通訳人が日本の司法制度を細かく説明
ある日、フィリピンの小さな島の出身者が日本で逮捕された。特殊外国語を話す部族の出身だ。呼ばれてきた通訳人は、被疑者と同じ島の出身で同じ部族。遠い親戚かもしれなかった。そのためなのか、日本という他国で起こした犯行に対して、悪いことは悪いと罪を認めて償いをさせたいという気持ちが通訳人には強かったらしい。
フィリピンの場合も、一部の者には人権に関する認識が低い。この被疑者もそうだった。弁護人選任権を伝えても、自分が悪いことをしたのに、日本国が弁護士をつけてくれるということが理解できなかった。自分は何か罠に嵌められるのではないか、そのまま死刑にされるのではないかと疑ったのだ。そんな被疑者に通訳人は諄々と説得した。
「国(フィリピン)と違って、日本では犯罪をやったからといって、いきなり首をちょんとはねられることはない。弁護士もつけることができるし、自分でつける費用がないなら、国がつけてくれる。弁護士はあなたが正直に白状すれば、裁判でも味方になってくれる。日本は民主主義国家だから、罪人の人権も守ろうとする。裁判で判決が出て、あなたが刑務所に入っても死刑になることはない。安心しなさい。やったのならやったと、本当のことを話しなさい」(B氏)

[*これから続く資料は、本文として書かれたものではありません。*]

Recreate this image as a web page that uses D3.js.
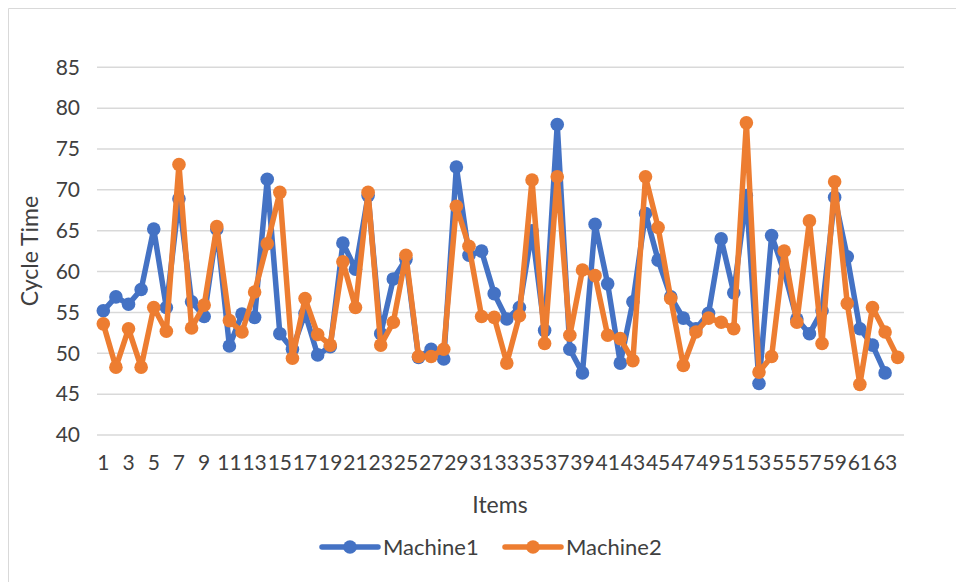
<!DOCTYPE html>
<html>
<head>
<meta charset="utf-8">
<script src="https://cdn.jsdelivr.net/npm/d3@7"></script>
<style>
  body { margin: 0; background: #fff; }
  svg { display: block; font-family: Lato, "Noto Sans", sans-serif; }
</style>
</head>
<body>
<div id="chart"></div>
<script>
const items = d3.range(1, 65);
const machine1 = [55.2, 56.9, 56.0, 57.8, 65.2, 55.6, 68.9, 56.3, 54.5, 65.2,
  50.9, 54.8, 54.4, 71.3, 52.4, 50.5, 54.9, 49.8, 50.8, 63.5,
  60.3, 69.3, 52.4, 59.1, 61.5, 49.5, 50.5, 49.3, 72.8, 62.0,
  62.5, 57.3, 54.2, 55.6, 65.0, 52.8, 78.0, 50.5, 47.6, 65.8,
  58.5, 48.8, 56.3, 67.1, 61.4, 56.9, 54.3, 53.0, 54.9, 64.0,
  57.4, 69.3, 46.3, 64.4, 60.0, 54.2, 52.4, 55.2, 69.1, 61.8,
  53.0, 51.0, 47.6];
const machine2 = [53.6, 48.3, 53.0, 48.3, 55.6, 52.7, 73.1, 53.1, 55.9, 65.5,
  54.0, 52.6, 57.5, 63.4, 69.7, 49.4, 56.7, 52.3, 51.0, 61.2,
  55.6, 69.7, 51.0, 53.8, 62.0, 49.6, 49.6, 50.5, 68.0, 63.1,
  54.5, 54.4, 48.8, 54.6, 71.2, 51.2, 71.6, 52.2, 60.2, 59.5,
  52.2, 51.8, 49.1, 71.6, 65.4, 56.7, 48.5, 52.6, 54.3, 53.8,
  53.0, 78.2, 47.7, 49.6, 62.5, 53.8, 66.2, 51.2, 71.0, 56.1,
  46.2, 55.6, 52.6, 49.5];
const yTicks = [40, 45, 50, 55, 60, 65, 70, 75, 80, 85];

const series = [
  { name: 'Machine1', values: machine1, color: '#4472C4' },
  { name: 'Machine2', values: machine2, color: '#ED7D31' },
];

const width = 956;
const height = 582;

const svg = d3.select('#chart')
  .append('svg')
  .attr('width', width)
  .attr('height', height);

// chart frame (only top and left edges show in the picture)
svg.append('path')
  .attr('d', `M8.5,${height} V8.5 H${width}`)
  .attr('fill', 'none')
  .attr('stroke', '#d9d9d9');

const x = d3.scaleBand().domain(items).range([97, 904]);
const cx = (i) => x(i) + x.bandwidth() / 2;
const y = d3.scaleLinear().domain([40, 85]).range([435, 67.3]);

// gridlines
svg.append('g')
  .selectAll('line')
  .data(yTicks)
  .enter()
  .append('line')
  .attr('x1', 97)
  .attr('x2', 904)
  .attr('y1', (d) => y(d))
  .attr('y2', (d) => y(d))
  .attr('stroke', '#d9d9d9')
  .attr('stroke-width', 1.5);

// y axis labels
const yAxis = svg.append('g')
  .attr('transform', 'translate(80,0)')
  .call(d3.axisLeft(y).tickValues(yTicks).tickSize(0).tickPadding(0));
yAxis.select('.domain').remove();
yAxis.selectAll('text')
  .attr('font-size', 21)
  .attr('font-family', 'Lato, sans-serif')
  .attr('fill', '#404040');

// x axis labels (every other item)
const xAxis = svg.append('g')
  .attr('transform', 'translate(0,455)')
  .call(d3.axisBottom(x).tickValues(items.filter((d) => d % 2 === 1)).tickSize(0).tickPadding(0));
xAxis.select('.domain').remove();
xAxis.selectAll('text')
  .attr('font-size', 21)
  .attr('font-family', 'Lato, sans-serif')
  .attr('fill', '#404040');

// axis titles
svg.append('text')
  .attr('x', 500)
  .attr('y', 513)
  .attr('text-anchor', 'middle')
  .attr('font-size', 23)
  .attr('fill', '#404040')
  .text('Items');

svg.append('text')
  .attr('transform', 'translate(38,251) rotate(-90)')
  .attr('text-anchor', 'middle')
  .attr('font-size', 23)
  .attr('fill', '#404040')
  .text('Cycle Time');

// lines + markers
const line = d3.line()
  .x((d, i) => cx(items[i]))
  .y((d) => y(d));

series.forEach((s) => {
  const g = svg.append('g').attr('class', s.name);
  g.append('path')
    .datum(s.values)
    .attr('d', line)
    .attr('fill', 'none')
    .attr('stroke', s.color)
    .attr('stroke-width', 5.5)
    .attr('stroke-linejoin', 'round');
  g.selectAll('circle')
    .data(s.values)
    .enter()
    .append('circle')
    .attr('cx', (d, i) => cx(items[i]))
    .attr('cy', (d) => y(d))
    .attr('r', 6.8)
    .attr('fill', s.color);
});

// legend
const legendX = [322, 505];
const legend = svg.append('g')
  .selectAll('g')
  .data(series)
  .enter()
  .append('g')
  .attr('transform', (d, i) => `translate(${legendX[i]},547)`);

legend.append('line')
  .attr('x1', 0)
  .attr('x2', 56)
  .attr('stroke', (d) => d.color)
  .attr('stroke-width', 5.5)
  .attr('stroke-linecap', 'round');

legend.append('circle')
  .attr('cx', 28)
  .attr('r', 6.8)
  .attr('fill', (d) => d.color);

legend.append('text')
  .attr('x', 61)
  .attr('dy', '0.35em')
  .attr('font-size', 22)
  .attr('fill', '#404040')
  .text((d) => d.name);
</script>
</body>
</html>
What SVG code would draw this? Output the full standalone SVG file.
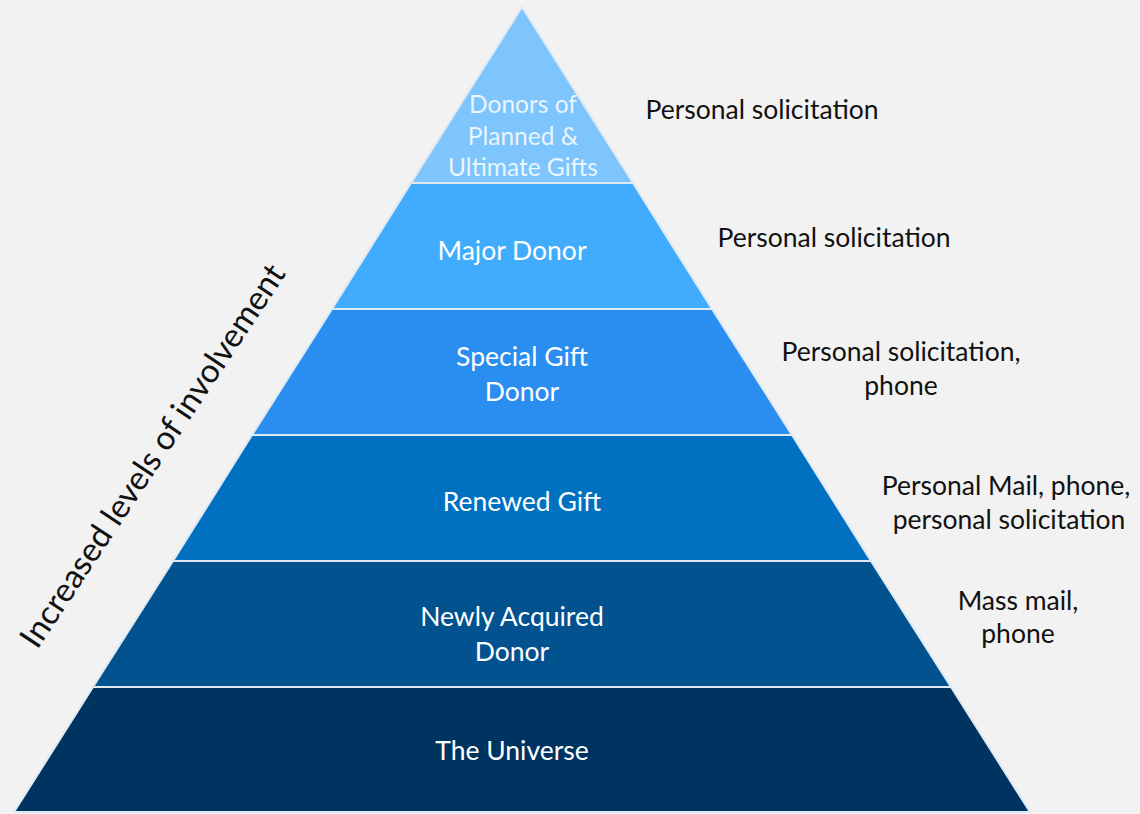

同じ部族の者が母語でそう話せば、被疑者も安心するという。通訳人はフィリピンの司法制度と日本の司法制度の違いを細かく説明した。この権利を上手く理解させないと、取り調べがうまく進まなくなる。被疑者も通訳人を信用しなくなり口を閉ざしてしまう。
取り調べは心理戦
「同じ部族だから文化も習慣も同じ。現地の事情もわかっている。相手の心の微妙な動きも読める。被疑者が自分を正当化しようと嘘を言うと、『あなたが言っていることは矛盾している。おかしい。きちんと説明しなさい』と、がんがん攻めて、供述を引き出した」と語るB氏は、「優秀な通訳人は、調べ官の言葉を正確に伝えるだけでなく、間や相槌なども表現し感情が伝わるよう通訳してくれる」という。
「例えば『こいつ、さっきこう言ったよな。何だ、このヤロー嘘ばかりついているな』と調べ官が怒れば、通訳人は机をバンバン叩いてでも、調べ官の意や感情を伝える。すると不思議なもので、被疑者の方から『あの通訳を呼んでくれ。あの人なら自分の真意が伝わるから』ということが起こる」(同前)
被疑者に通訳人は自分の味方だと思い込ませることができるのだ。
調べ官の言い方1つ、通訳人の訳し方1つで、被疑者の心のあり様が変わり、取り調べの内容が変わる経験を何度もしてきたというA氏。
取り調べは相手の心を見ながら行わなければならないのと同様、被疑者も調べ官や通訳人を見ているのだと語る。取り調べは心理戦なのだ。